World Cup: Does recent media frenzy up the pressure on the US national team?
NEW YORK — Over the past two weeks, with the naming of the US’s World Cup roster, interest in the US national team has exploded. The omission of Landon Donovan and the surprise inclusions of the likes of DeAndre Yedlin and John Brooks saw the USMNT become frontpage news on SportsCenter, CNN, sports websites around the world, and, of course, on Twitter and Facebook.
Clearly, there is more attention on the 23 men Jurgen Klinsmann has chosen to take to Brazil than on any previous US team. Is there also more pressure?
“It’s amazing seeing everyone wanting to get involved, wanting to know what we’re doing, what it’s about, putting football on the map,” center back Omar Gonzalez said on Friday at a USMNT media event in midtown Manhattan. “I think it’s up to us to go to Brazil and get the job done and keep that effect rolling. So maybe there is a little bit of extra pressure. But, hey, that’s what we’re here for.”
Getting the job done — which, Klinsmann has suggested, means advancing to the knockout stages — will be no easy task. Most observers think the USA will struggle to advance from Group G, a.k.a., the “Group of Death,” which also includes African powerhouse Ghana, 3rd-ranked Portugal, and 2nd-ranked Germany.
Arguably, the tough draw might lower the heat on the team. After all, what does the side have to lose if they fulfill people’s expectations of not advancing? But veteran defender DaMarcus Beasley doesn’t see it that way.
“People are really starting to look at our team,” he said, “and they’re, like, ‘OK, we have a good team. We’re a big country. Now we need some results.’”

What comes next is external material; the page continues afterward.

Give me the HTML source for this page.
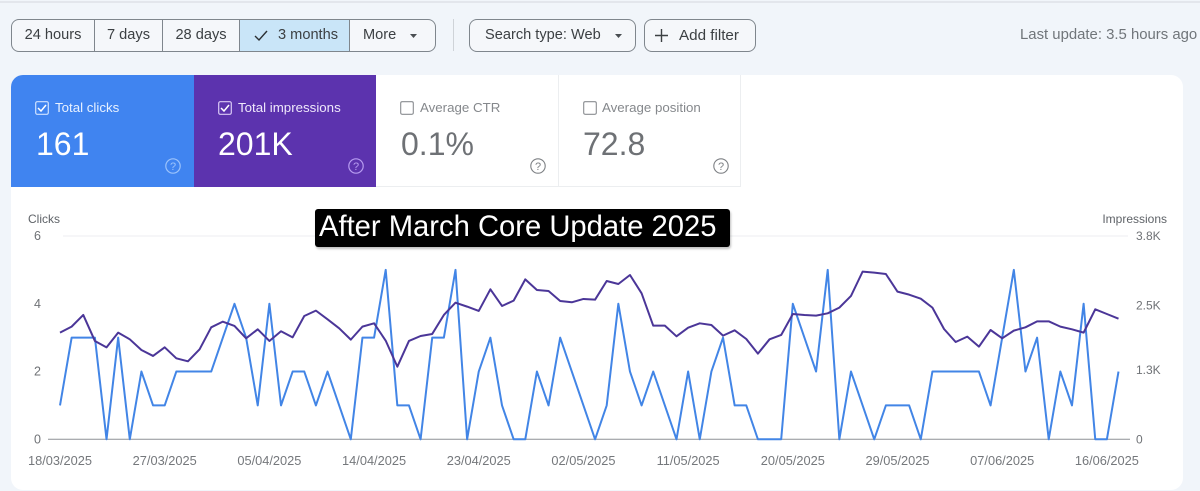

“We’ve already got a hell of a lot of pressure on our shoulders,” goalkeeper Tim Howard, who is about to feature in his second World Cup, said. “That didn’t add to it. It’s not been a problem. We’ve been focused. I don’t think guys have been rattled. Just the opposite.”

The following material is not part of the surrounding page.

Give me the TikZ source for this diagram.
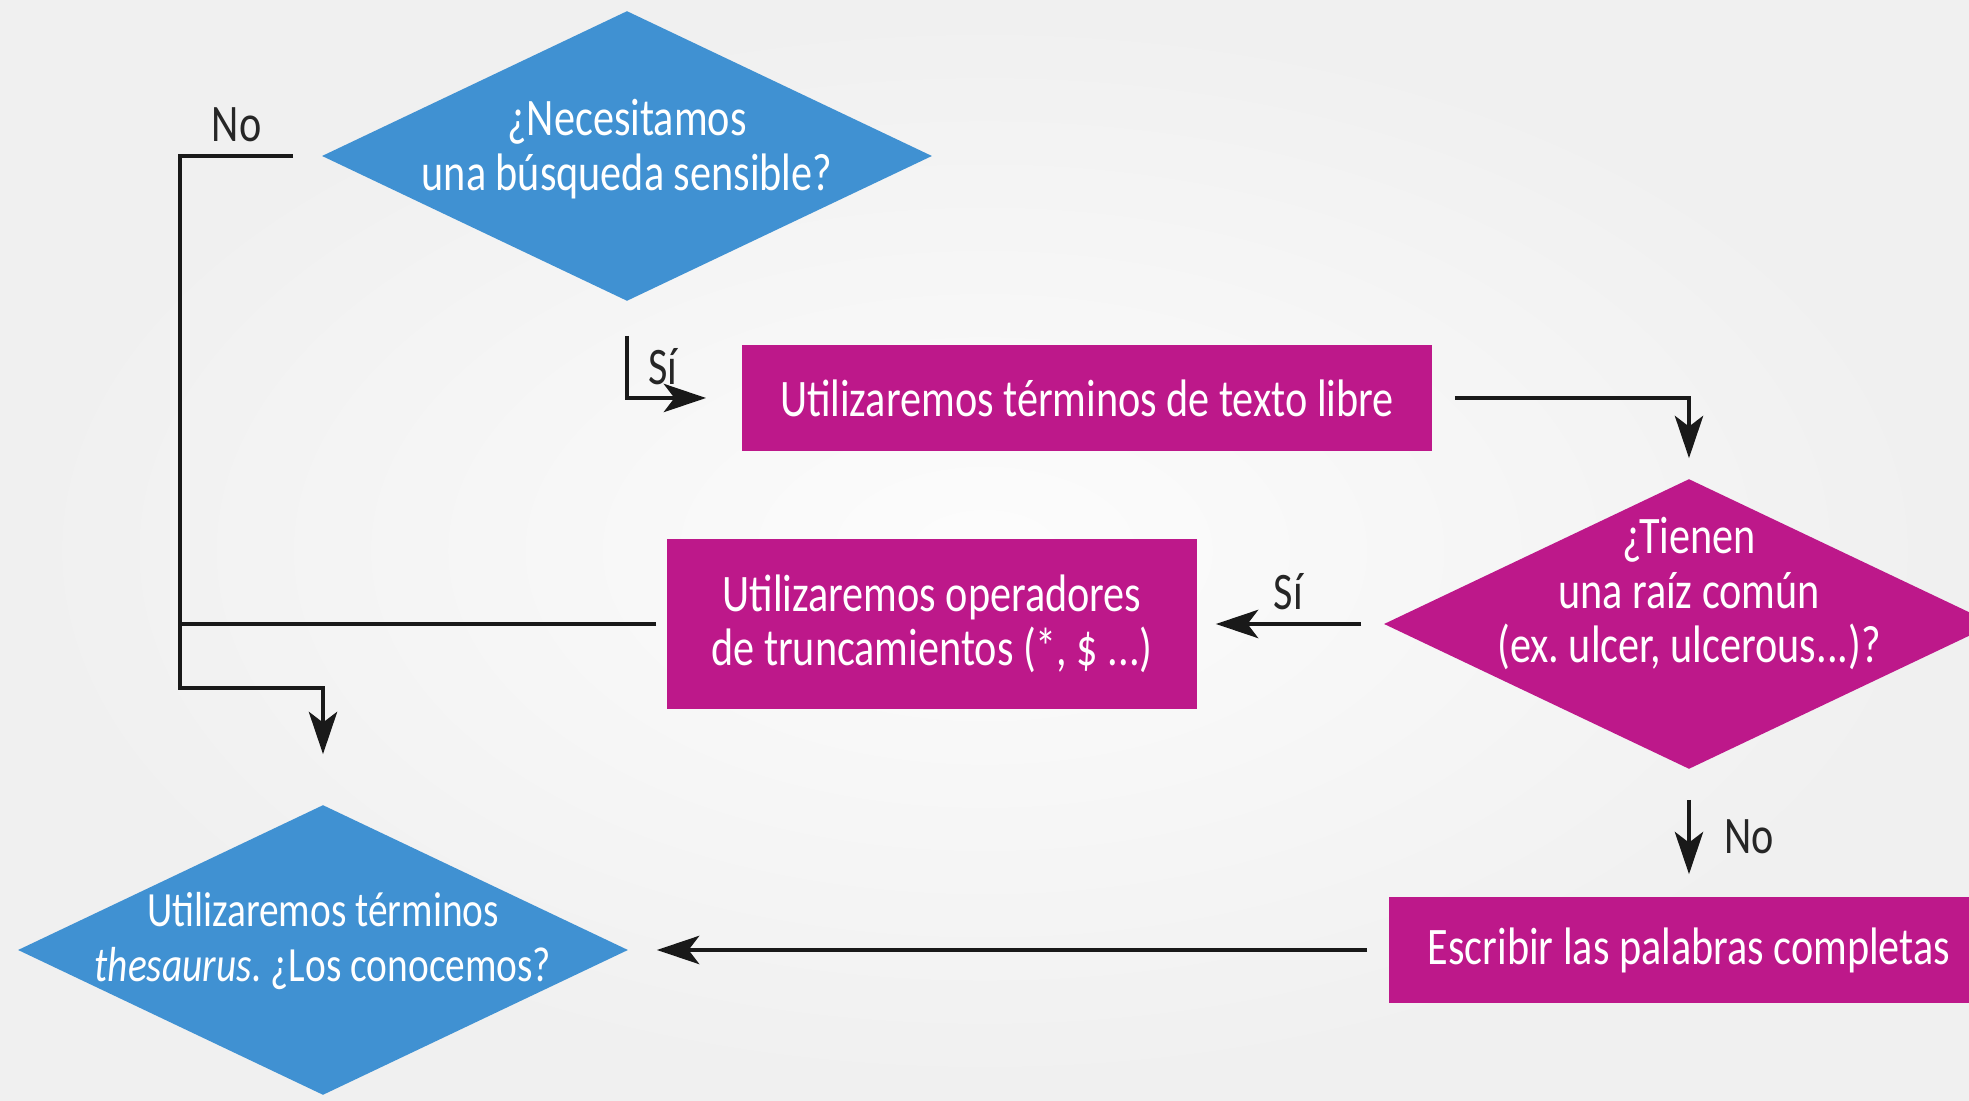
\documentclass[tikz,border=0pt]{standalone}
\usepackage{fontspec}
\setmainfont{Carlito}[FakeStretch=0.8]
\frenchspacing
\usetikzlibrary{shapes.geometric,arrows.meta}
\definecolor{qblue}{RGB}{64,145,210}
\definecolor{qmagenta}{RGB}{189,24,138}
\tikzset{
	decision/.style={shape=diamond,fill=#1,minimum width=6.1cm,minimum height=2.9cm,inner sep=0pt},
	qtext/.style={text=white,align=center,font=\fontsize{15}{15.5}\selectfont},
	process/.style={qtext,shape=rectangle,fill=qmagenta,minimum height=1.06cm,inner sep=0pt},
	flow/.style={draw=black!90,line width=1.4pt},
	tag/.style={font=\fontsize{15}{15}\selectfont,text=black!85},
}

\begin{document}
\begin{tikzpicture}[x=0.01cm,y=-0.01cm,>={Stealth[length=12pt,width=8pt,inset=3pt]}]
    % paper
    \shade[inner color=white!99!black,outer color=white!94!black] (0,0) rectangle (1969,1101);
    \useasboundingbox (0,0) rectangle (1969,1101);

    % shapes
    \node[decision=qblue] (d1) at (627,156) {};
    \node[qtext] (d1text) at ([yshift=0.07cm]d1.center) {¿Necesitamos\\una búsqueda sensible?};
    \node[process,minimum width=6.9cm] (b1) at (1087,398) {Utilizaremos términos de texto libre};

    \node[decision=qmagenta] (d2) at (1689,624) {};
    \node[qtext] (d2text) at ([yshift=0.3cm]d2.center) {¿Tienen\\una raíz común\\(ex. ulcer, ulcerous...)?};
    \node[process,minimum width=5.3cm,minimum height=1.7cm] (b2) at (932,624) {Utilizaremos operadores\\de truncamientos (*, \$ ...)};

    \node[process,minimum width=6cm] (b3) at (1689,950) {Escribir las palabras completas};
    \node[decision=qblue] (d3) at (323,950) {};
    \node[qtext,font=\fontsize{14}{15.5}\selectfont] (d3text) at ([yshift=0.09cm]d3.center) {Utilizaremos términos\\\textit{thesaurus}. ¿Los conocemos?};

    % connectors
    \coordinate (fork) at (180,688);
    \draw[flow,->] ([xshift=-0.28cm]d1.west) -| node[tag,pos=0.25,above] (no1) {No} (fork) -| ([yshift=0.5cm]d3.north);
    \draw[flow] ([xshift=-0.1cm]b2.west) -- (b2.west -| fork);
    \draw[flow,->] ([yshift=-0.34cm]d1.south) |- node[tag,pos=0.25,right=2pt] (si1) {Sí} ([xshift=-0.35cm]b1.west);
    \draw[flow,->] ([xshift=0.22cm]b1.east) -| ([yshift=0.2cm]d2.north);
    \draw[flow,->] ([xshift=-0.22cm]d2.west) -- node[tag,above] (si2) {Sí} ([xshift=0.18cm]b2.east);
    \draw[flow,->] ([yshift=-0.3cm]d2.south) -- node[tag,right=6pt] (no2) {No} ([yshift=0.22cm]b3.north);
    \draw[flow,->] ([xshift=-0.21cm]b3.west) -- ([xshift=0.28cm]d3.east);
\end{tikzpicture}
\end{document}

That seems to be the overriding message: The squad has weathered the media storm, and, just as was the case after last year's controversial Sporting News article, has brought the players together to start pulling in the same direction.
“[The players] know how important it is to get out of the group, to have a good World Cup," Beasley said. "Does it add a little pressure? Maybe. But I think the 23 guys in the locker room are ready for it.”